Former undisputed heavyweight champion Mike Tyson and all-time great Mexican icon Julio Cesar Chavez Sr. are among three fighters on the International Boxing Hall of Fame ballot for the first time.
Joining them in their first year of eligibility is former undisputed junior welterweight champ Kostya Tszyu of Australia.
Full members of the Boxing Writers Association of America began receiving ballots Monday. They are due back to the Hall of Fame by Nov. 1. Results of the balloting will be announced on Dec. 7 with the annual induction ceremony at the Canastota, N.Y, shrine scheduled for June 12. Fighters must be retired for five years before they become eligible for election.
The trio of Tyson, Chavez and Tszyu, all popular fighters around the world, being on the ballot for the first time gives the Hall of Fame the potential for a star-studded class.
"Like in any sport, there are various years where some names are more popular than in other years, but we look at each inductee equal to each other for their achievements in the ring," Ed Brophy, the executive director of the Hall, said. "The 2011 ballot has some high-profile names on it, which generates a lot of interest and excitement with boxing fans."
Tyson (50-6, 44 KOs), one of the most famous and feared fighters in history, was just 20 when he knocked out Trevor Berbick in the second round in 1986 to become the youngest heavyweight champion ever. Tyson made nine defenses, including unifying the three major titles, during his four-year reign of destruction.
He knocked out former champion Larry Holmes in 1988 and blew away Michael Spinks, unbeaten at the time and owner of the lineal title, in a memorable 91-second demolition in 1988. At the time, it was the biggest money fight in boxing history. Tyson was dethroned by Buster Douglas, who knocked him out in a shocking 1990 upset.
Tyson would later go to prison on a rape conviction, but eventually won two more belts in 1996, knocking out Frank Bruno in the third round and Bruce Seldon in the first round before losing back-to-back fights to Evander Holyfield in fights that set box office records.
Chavez (107-6-2, 86 KOs), regarded by many as the best fighter in Mexico's rich boxing history, was a three-division champion and long reigned atop of the pound-for-pound list. He claimed titles at junior lightweight, lightweight and junior welterweight in a career that spanned 25 years, from 1980 to 2005.

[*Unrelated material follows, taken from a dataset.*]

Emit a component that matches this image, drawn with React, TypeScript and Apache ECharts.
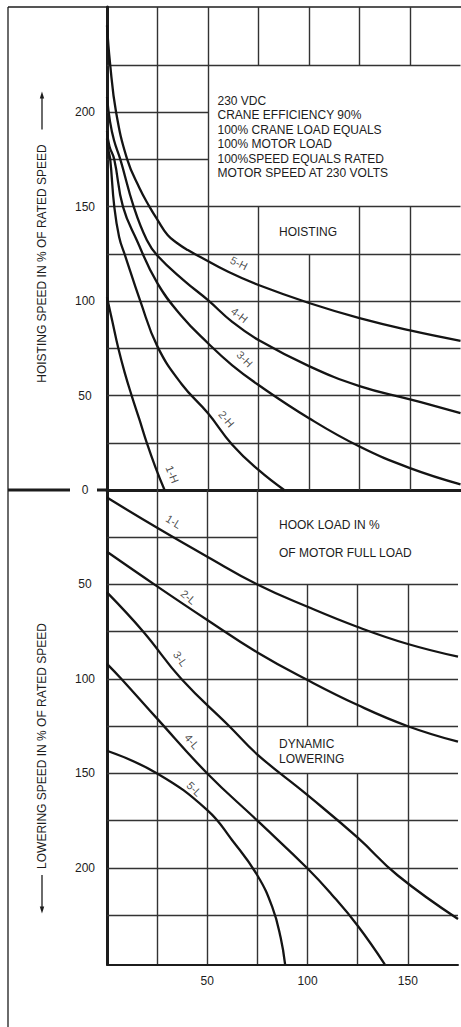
import React, { useEffect, useRef } from "react";
import * as echarts from "echarts";

// ---------- axis ranges ----------
const X_MAX = 175;
const HOIST_MAX = 255.7;
const LOWER_MAX = 251;
const hoistTickLabels = [0, 50, 100, 150, 200];
const lowerTickLabels = [50, 100, 150, 200];
const xTickLabels = [50, 100, 150];

// ---------- hoisting curves (x = hook load %, y = hoisting speed %) ----------
const curve5H = [[0, 246], [1.5, 226], [4.5, 200], [10, 175], [16, 160], [21, 150], [25, 143], [30, 135], [35, 130.5], [40, 127], [46, 123.5], [60, 115.5], [75, 108.5], [100, 99], [125, 91], [150, 84.5], [175, 79]];
const curve4H = [[0, 208], [1.5, 195], [3.5, 185], [6.6, 175], [13.2, 150], [19.7, 132.3], [25, 124], [38, 111], [50, 100.5], [62, 89], [75, 79.4], [100, 65.6], [125, 55], [150, 48], [175, 40.7]];
const curve3H = [[0, 190], [1.2, 182], [3.6, 175], [7.9, 150], [14.7, 132.3], [25, 109.4], [37, 92], [50, 77.7], [62, 66], [75, 55.6], [100, 38], [125, 23], [150, 11.6], [175, 3]];
const curve2H = [[0, 186], [0.7, 180], [1.6, 175], [3.6, 150], [6, 134], [9, 124], [16.5, 100], [25, 75.9], [37, 56], [50, 40.6], [62, 24], [75, 10.6], [87.7, 0]];
const curve1H = [[0, 102], [2.5, 90], [5.6, 75], [8.8, 62], [12.2, 50], [16, 37.5], [19.7, 25], [24, 12], [28.5, 0]];

// ---------- dynamic lowering curves (y = lowering speed %) ----------
const curve1L = [[0, 4], [25, 20], [50, 35.3], [75, 50], [100, 61.8], [125, 72.5], [150, 81.5], [175, 88.2]];
const curve2L = [[0, 32.7], [25, 51], [50, 68.8], [75, 86], [100, 100.6], [125, 113.8], [150, 125], [175, 133.2]];
const curve3L = [[0, 54.2], [18.1, 75], [37.1, 100], [61, 125], [75, 140], [100, 161.5], [125, 184], [145, 204], [175, 227]];
const curve4L = [[0, 92], [7.2, 100], [25, 121], [50, 150], [75, 175], [100, 200.3], [112, 214], [125, 230.6], [138.5, 251]];
const curve5L = [[0, 138], [25, 150], [50, 169.4], [62.5, 185.5], [75, 204], [82.5, 221], [86.6, 237], [88.8, 251]];

const hoistNames = ["5-H", "4-H", "3-H", "2-H", "1-H"];
const hoistCurves = [curve5H, curve4H, curve3H, curve2H, curve1H];
const lowerNames = ["1-L", "2-L", "3-L", "4-L", "5-L"];
const lowerCurves = [curve1L, curve2L, curve3L, curve4L, curve5L];

// curve tag anchors (data coords) and their tilt
const hoistTagAt = [[65.3, 120.1], [65.6, 92.6], [68.2, 69.4], [59.2, 37.6], [32.3, 8.3]];
const hoistTagTilt = [-27, -38, -45, -50, -68];
const lowerTagAt = [[33.2, 16.7], [40.6, 56.6], [36.6, 89.3], [42.4, 133.1], [43.5, 158.2]];
const lowerTagTilt = [-32, -40, -55, -50, -45];

// grid segments [x1, y1, x2, y2] in data units (irregular grid with blank boxes)
const hoistGridSegs = [
  [25, 0, 25, HOIST_MAX], [50, 0, 50, HOIST_MAX],
  [75, 0, 75, 150], [75, 225, 75, HOIST_MAX],
  [100, 0, 100, 125], [100, 225, 100, HOIST_MAX],
  [125, 0, 125, 150], [125, 225, 125, HOIST_MAX],
  [150, 0, 150, 150], [150, 225, 150, HOIST_MAX],
  [0, 25, X_MAX, 25], [0, 50, X_MAX, 50], [0, 75, X_MAX, 75], [0, 100, X_MAX, 100],
  [0, 125, X_MAX, 125], [0, 150, X_MAX, 150], [0, 175, 50, 175], [0, 200, 50, 200], [0, 225, X_MAX, 225],
];
const lowerGridSegs = [
  [25, 0, 25, LOWER_MAX], [50, 0, 50, LOWER_MAX], [75, 0, 75, LOWER_MAX],
  [100, 50, 100, 125], [100, 150, 100, LOWER_MAX],
  [125, 50, 125, 125], [125, 150, 125, LOWER_MAX],
  [150, 50, 150, LOWER_MAX],
  [0, 25, 75, 25], [0, 50, X_MAX, 50], [0, 75, X_MAX, 75], [0, 100, X_MAX, 100], [0, 125, X_MAX, 125],
  [0, 150, X_MAX, 150], [0, 175, X_MAX, 175], [0, 200, X_MAX, 200], [0, 225, X_MAX, 225],
];

const noteLines = [
  "230 VDC",
  "CRANE EFFICIENCY 90%",
  "100% CRANE LOAD EQUALS",
  "100% MOTOR LOAD",
  "100%SPEED EQUALS RATED",
  "MOTOR SPEED AT 230 VOLTS",
];

const FONT = '"Liberation Sans", Arial, Helvetica, sans-serif';
const INK = "#1c1c1c";
const GRID = "#333333";

function buildOption(): any {
  const curveSeries = (names: string[], curves: number[][][], idx: number) =>
    curves.map((c, i) => ({
      name: names[i],
      type: "line",
      xAxisIndex: idx,
      yAxisIndex: idx,
      data: c,
      smooth: 0.45,
      showSymbol: false,
      symbol: "none",
      silent: true,
      z: 4,
      lineStyle: { color: "#141414", width: 2.3 },
    }));

  const gridSeries = (segs: number[][], idx: number) => ({
    type: "lines",
    coordinateSystem: "cartesian2d",
    xAxisIndex: idx,
    yAxisIndex: idx,
    silent: true,
    z: 1,
    lineStyle: { color: GRID, width: 1.4, opacity: 1, curveness: 0 },
    data: segs.map(([x1, y1, x2, y2]) => ({ coords: [[x1, y1], [x2, y2]] })),
  });

  const tagSeries = (names: string[], at: number[][], tilt: number[], idx: number) => ({
    type: "scatter",
    xAxisIndex: idx,
    yAxisIndex: idx,
    symbolSize: 0,
    silent: true,
    z: 5,
    data: at.map((p, i) => ({
      value: p,
      label: {
        show: true,
        position: "inside",
        formatter: names[i],
        rotate: tilt[i],
        fontSize: 11,
        fontFamily: FONT,
        color: INK,
      },
    })),
  });

  const axisLabelStyle = { fontSize: 12, fontFamily: FONT, color: INK };

  return {
    animation: false,
    backgroundColor: "#ffffff",
    grid: [
      { left: 107, top: 7, width: 353.5, height: 483 },
      { left: 107, top: 490, width: 353.5, height: 474.3 },
    ],
    xAxis: [
      {
        gridIndex: 0, type: "value", min: 0, max: X_MAX, interval: 25,
        axisLine: { show: true, onZero: false, lineStyle: { color: INK, width: 3 } },
        axisTick: { show: false }, axisLabel: { show: false }, splitLine: { show: false },
      },
      {
        gridIndex: 1, type: "value", min: 0, max: X_MAX, interval: 50, position: "bottom",
        axisLine: { show: true, onZero: false, lineStyle: { color: INK, width: 2 } },
        axisTick: { show: false }, splitLine: { show: false },
        axisLabel: {
          ...axisLabelStyle, margin: 11,
          formatter: (v: number) => (xTickLabels.includes(v) ? String(v) : ""),
        },
      },
    ],
    yAxis: [
      {
        gridIndex: 0, type: "value", min: 0, max: HOIST_MAX, interval: 50,
        axisLine: { show: true, onZero: false, lineStyle: { color: INK, width: 3 } },
        axisTick: { show: false }, splitLine: { show: false },
        axisLabel: {
          ...axisLabelStyle, margin: 22, align: "center",
          formatter: (v: number) => (hoistTickLabels.includes(v) ? String(v) : ""),
        },
      },
      {
        gridIndex: 1, type: "value", min: 0, max: LOWER_MAX, interval: 50, inverse: true,
        axisLine: { show: true, onZero: false, lineStyle: { color: INK, width: 3 } },
        axisTick: { show: false }, splitLine: { show: false },
        axisLabel: {
          ...axisLabelStyle, margin: 22, align: "center",
          formatter: (v: number) => (lowerTickLabels.includes(v) ? String(v) : ""),
        },
      },
    ],
    series: [
      gridSeries(hoistGridSegs, 0),
      gridSeries(lowerGridSegs, 1),
      ...curveSeries(hoistNames, hoistCurves, 0),
      ...curveSeries(lowerNames, lowerCurves, 1),
      tagSeries(hoistNames, hoistTagAt, hoistTagTilt, 0),
      tagSeries(lowerNames, lowerTagAt, lowerTagTilt, 1),
    ],
    graphic: [
      // outer frame
      { type: "line", silent: true, shape: { x1: 8, y1: 7, x2: 8, y2: 1027 }, style: { stroke: INK, lineWidth: 1.3 } },
      { type: "line", silent: true, shape: { x1: 8, y1: 7, x2: 461, y2: 7 }, style: { stroke: INK, lineWidth: 1.3 } },
      // zero line extension to the left
      { type: "line", silent: true, shape: { x1: 8, y1: 490, x2: 70, y2: 490 }, style: { stroke: INK, lineWidth: 3 } },
      { type: "line", silent: true, shape: { x1: 97, y1: 490, x2: 108, y2: 490 }, style: { stroke: INK, lineWidth: 3 } },
      // arrows
      { type: "line", silent: true, shape: { x1: 42, y1: 129.5, x2: 42, y2: 97 }, style: { stroke: INK, lineWidth: 1.3 } },
      { type: "polygon", silent: true, shape: { points: [[42, 91.5], [39.8, 98.5], [44.2, 98.5]] }, style: { fill: INK } },
      { type: "line", silent: true, shape: { x1: 42, y1: 875, x2: 42, y2: 908 }, style: { stroke: INK, lineWidth: 1.3 } },
      { type: "polygon", silent: true, shape: { points: [[42, 913.5], [39.8, 906.5], [44.2, 906.5]] }, style: { fill: INK } },
      // axis titles
      {
        type: "text", silent: true, x: 42, y: 263.5, rotation: Math.PI / 2,
        style: { text: "HOISTING SPEED IN % OF RATED SPEED", fontSize: 12, fontFamily: FONT, fill: INK, align: "center", verticalAlign: "middle" },
      },
      {
        type: "text", silent: true, x: 42, y: 746, rotation: Math.PI / 2,
        style: { text: "LOWERING SPEED IN % OF RATED SPEED", fontSize: 12, fontFamily: FONT, fill: INK, align: "center", verticalAlign: "middle" },
      },
      // notes
      {
        type: "text", silent: true, x: 217.5, y: 93.5,
        style: { text: noteLines.join("\n"), fontSize: 12, lineHeight: 14.5, fontFamily: FONT, fill: INK, align: "left", verticalAlign: "top" },
      },
      {
        type: "text", silent: true, x: 308, y: 231.7,
        style: { text: "HOISTING", fontSize: 12, fontFamily: FONT, fill: INK, align: "center", verticalAlign: "middle" },
      },
      {
        type: "text", silent: true, x: 279, y: 525,
        style: { text: "HOOK LOAD IN %", fontSize: 12, fontFamily: FONT, fill: INK, align: "left", verticalAlign: "middle" },
      },
      {
        type: "text", silent: true, x: 279, y: 552.7,
        style: { text: "OF MOTOR FULL LOAD", fontSize: 12, fontFamily: FONT, fill: INK, align: "left", verticalAlign: "middle" },
      },
      {
        type: "text", silent: true, x: 279, y: 736.8,
        style: { text: "DYNAMIC\nLOWERING", fontSize: 12, lineHeight: 14.5, fontFamily: FONT, fill: INK, align: "left", verticalAlign: "top" },
      },
    ],
  };
}

export default function App() {
  const ref = useRef<HTMLDivElement>(null);
  useEffect(() => {
    if (!ref.current) return;
    const chart = echarts.init(ref.current, undefined, { renderer: "svg" });
    chart.setOption(buildOption());
    return () => chart.dispose();
  }, []);
  return (
    <div
      ref={ref}
      style={{ position: "absolute", left: 0, top: 0, width: 461, height: 1027, background: "#fff" }}
    />
  );
}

Chavez won his first title, the WBC junior lightweight belt, in 1984, stopping Mario Martinez in the eighth round, and made nine defenses. In 1987, he stopped Edwin Rosario in the 11th round to win the WBA version of the lightweight title and eventually unified belts by defeating Jose Luis Ramirez via 11th-round technical decision in 1988. In his next fight, Chavez stopped Roger Mayweather in the 10th round to claim WBC junior welterweight title.
Chavez's third defense of that title was perhaps his most memorable fight. He met Meldrick Taylor in the 140-pound unification fight in Las Vegas in 1990 and was trailing on all three scorecards entering the 12th and final round. But Chavez rallied to drop Taylor, and referee Richard Steele, in one of the most controversial calls in boxing history, stopped the fight with two seconds left. The fight was later named fight of the year by Ring magazine.
Chavez reigned until Oscar De La Hoya dethroned him in 1996.
Tszyu (31-2, 25 KOs), who was born in Russia but moved to Australia after his standout amateur career, had two junior welterweight title reigns during his 13-year professional career. He stopped Jake Rodriguez in the sixth round in 1995 to claim the IBF 140-pound title and defended it five times until suffering an upset knockout loss to Vince Phillips.
But Tszyu's second title reign is where he made his mark as he collected three major titles to become undisputed champion. He stopped Miguel Angel Gonzalez in the 10th round to claim a vacant belt in 1999 and made eight dominant defenses, including stopping an aging Chavez. Tszyu also scored knockouts against Sharmba Mitchell and Zab Judah in title unification bouts to become undisputed champion.
Tszyu eventually was stopped by Ricky Hatton in the 11th round of their 2005 showdown, and although Tszyu never announced his retirement, he has not fought since.
The rest of the field on the 45-man ballot are holdovers from previous years, including former featherweight champion "Prince" Naseem Hamed, former welterweight champ Donald Curry, former super middleweight titlist Sven Ottke and former three-division titlist Wilfredo Vazquez.